=== Dataset content ===

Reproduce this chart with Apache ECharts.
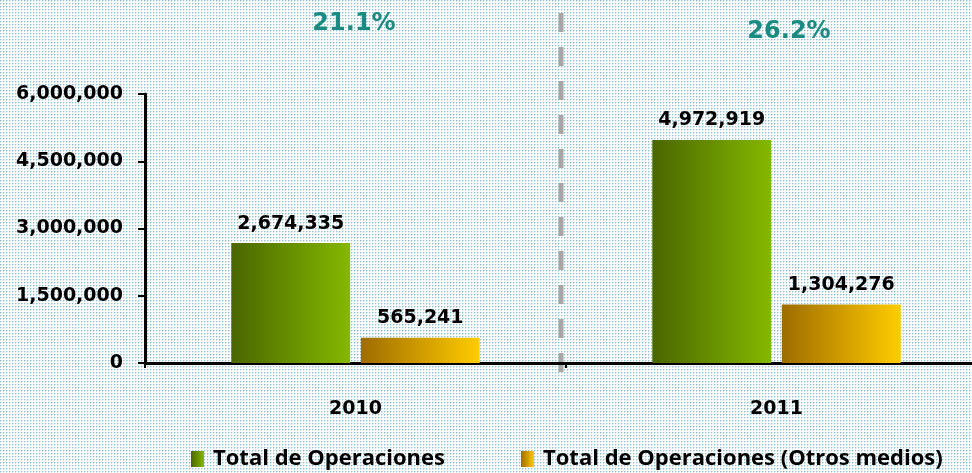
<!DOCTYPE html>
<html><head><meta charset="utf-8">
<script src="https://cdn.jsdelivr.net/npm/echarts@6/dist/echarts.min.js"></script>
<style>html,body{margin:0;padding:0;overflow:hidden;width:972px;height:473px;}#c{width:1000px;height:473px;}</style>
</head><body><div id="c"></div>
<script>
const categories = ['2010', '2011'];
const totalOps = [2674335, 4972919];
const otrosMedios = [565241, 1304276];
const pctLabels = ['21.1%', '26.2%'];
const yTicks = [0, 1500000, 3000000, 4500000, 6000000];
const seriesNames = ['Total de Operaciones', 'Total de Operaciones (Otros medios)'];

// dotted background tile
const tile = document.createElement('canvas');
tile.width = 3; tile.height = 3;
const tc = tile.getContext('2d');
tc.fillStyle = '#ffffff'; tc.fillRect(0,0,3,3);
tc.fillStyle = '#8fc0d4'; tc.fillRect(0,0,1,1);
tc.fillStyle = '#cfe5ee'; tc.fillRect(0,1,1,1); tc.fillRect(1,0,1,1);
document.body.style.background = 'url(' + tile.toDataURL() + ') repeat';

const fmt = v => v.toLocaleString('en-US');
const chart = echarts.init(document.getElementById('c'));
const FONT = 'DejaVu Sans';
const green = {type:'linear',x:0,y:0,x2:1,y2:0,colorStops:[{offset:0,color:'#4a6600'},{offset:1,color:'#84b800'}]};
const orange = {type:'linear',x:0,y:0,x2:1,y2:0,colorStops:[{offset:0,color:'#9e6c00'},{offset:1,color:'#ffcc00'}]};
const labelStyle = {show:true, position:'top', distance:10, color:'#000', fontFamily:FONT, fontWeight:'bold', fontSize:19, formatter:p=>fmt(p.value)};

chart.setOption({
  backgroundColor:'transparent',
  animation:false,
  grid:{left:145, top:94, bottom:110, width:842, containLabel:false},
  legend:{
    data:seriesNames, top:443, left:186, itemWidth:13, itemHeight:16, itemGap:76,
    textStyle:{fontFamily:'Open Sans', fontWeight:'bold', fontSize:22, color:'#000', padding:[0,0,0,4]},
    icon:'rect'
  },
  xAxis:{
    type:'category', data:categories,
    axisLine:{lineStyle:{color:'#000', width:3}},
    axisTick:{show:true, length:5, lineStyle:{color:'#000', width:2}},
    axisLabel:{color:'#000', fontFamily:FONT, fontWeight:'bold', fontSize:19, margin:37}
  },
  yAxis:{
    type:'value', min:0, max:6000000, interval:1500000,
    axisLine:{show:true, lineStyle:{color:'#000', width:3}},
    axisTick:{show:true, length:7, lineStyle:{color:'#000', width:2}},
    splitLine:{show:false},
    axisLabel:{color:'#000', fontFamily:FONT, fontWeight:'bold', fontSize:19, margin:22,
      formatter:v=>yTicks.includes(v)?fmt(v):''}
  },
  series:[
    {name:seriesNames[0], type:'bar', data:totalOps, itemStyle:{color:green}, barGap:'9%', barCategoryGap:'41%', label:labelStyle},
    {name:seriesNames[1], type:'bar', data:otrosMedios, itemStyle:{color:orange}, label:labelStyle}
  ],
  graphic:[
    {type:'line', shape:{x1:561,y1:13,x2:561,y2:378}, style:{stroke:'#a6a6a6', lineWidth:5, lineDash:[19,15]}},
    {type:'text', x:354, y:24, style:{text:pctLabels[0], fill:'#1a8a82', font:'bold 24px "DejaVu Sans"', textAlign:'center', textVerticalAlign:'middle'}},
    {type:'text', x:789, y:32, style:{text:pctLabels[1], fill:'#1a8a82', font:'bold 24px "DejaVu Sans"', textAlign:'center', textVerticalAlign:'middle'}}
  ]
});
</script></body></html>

===

Requirements » Without the pictures, output the full listing exactly as it stands.

Output of the task »
Reproduce this chart with Apache ECharts.
<!DOCTYPE html>
<html><head><meta charset="utf-8">
<script src="https://cdn.jsdelivr.net/npm/echarts@6/dist/echarts.min.js"></script>
<style>html,body{margin:0;padding:0;overflow:hidden;width:972px;height:473px;}#c{width:1000px;height:473px;}</style>
</head><body><div id="c"></div>
<script>
const categories = ['2010', '2011'];
const totalOps = [2674335, 4972919];
const otrosMedios = [565241, 1304276];
const pctLabels = ['21.1%', '26.2%'];
const yTicks = [0, 1500000, 3000000, 4500000, 6000000];
const seriesNames = ['Total de Operaciones', 'Total de Operaciones (Otros medios)'];

// dotted background tile
const tile = document.createElement('canvas');
tile.width = 3; tile.height = 3;
const tc = tile.getContext('2d');
tc.fillStyle = '#ffffff'; tc.fillRect(0,0,3,3);
tc.fillStyle = '#8fc0d4'; tc.fillRect(0,0,1,1);
tc.fillStyle = '#cfe5ee'; tc.fillRect(0,1,1,1); tc.fillRect(1,0,1,1);
document.body.style.background = 'url(' + tile.toDataURL() + ') repeat';

const fmt = v => v.toLocaleString('en-US');
const chart = echarts.init(document.getElementById('c'));
const FONT = 'DejaVu Sans';
const green = {type:'linear',x:0,y:0,x2:1,y2:0,colorStops:[{offset:0,color:'#4a6600'},{offset:1,color:'#84b800'}]};
const orange = {type:'linear',x:0,y:0,x2:1,y2:0,colorStops:[{offset:0,color:'#9e6c00'},{offset:1,color:'#ffcc00'}]};
const labelStyle = {show:true, position:'top', distance:10, color:'#000', fontFamily:FONT, fontWeight:'bold', fontSize:19, formatter:p=>fmt(p.value)};

chart.setOption({
  backgroundColor:'transparent',
  animation:false,
  grid:{left:145, top:94, bottom:110, width:842, containLabel:false},
  legend:{
    data:seriesNames, top:443, left:186, itemWidth:13, itemHeight:16, itemGap:76,
    textStyle:{fontFamily:'Open Sans', fontWeight:'bold', fontSize:22, color:'#000', padding:[0,0,0,4]},
    icon:'rect'
  },
  xAxis:{
    type:'category', data:categories,
    axisLine:{lineStyle:{color:'#000', width:3}},
    axisTick:{show:true, length:5, lineStyle:{color:'#000', width:2}},
    axisLabel:{color:'#000', fontFamily:FONT, fontWeight:'bold', fontSize:19, margin:37}
  },
  yAxis:{
    type:'value', min:0, max:6000000, interval:1500000,
    axisLine:{show:true, lineStyle:{color:'#000', width:3}},
    axisTick:{show:true, length:7, lineStyle:{color:'#000', width:2}},
    splitLine:{show:false},
    axisLabel:{color:'#000', fontFamily:FONT, fontWeight:'bold', fontSize:19, margin:22,
      formatter:v=>yTicks.includes(v)?fmt(v):''}
  },
  series:[
    {name:seriesNames[0], type:'bar', data:totalOps, itemStyle:{color:green}, barGap:'9%', barCategoryGap:'41%', label:labelStyle},
    {name:seriesNames[1], type:'bar', data:otrosMedios, itemStyle:{color:orange}, label:labelStyle}
  ],
  graphic:[
    {type:'line', shape:{x1:561,y1:13,x2:561,y2:378}, style:{stroke:'#a6a6a6', lineWidth:5, lineDash:[19,15]}},
    {type:'text', x:354, y:24, style:{text:pctLabels[0], fill:'#1a8a82', font:'bold 24px "DejaVu Sans"', textAlign:'center', textVerticalAlign:'middle'}},
    {type:'text', x:789, y:32, style:{text:pctLabels[1], fill:'#1a8a82', font:'bold 24px "DejaVu Sans"', textAlign:'center', textVerticalAlign:'middle'}}
  ]
});
</script></body></html>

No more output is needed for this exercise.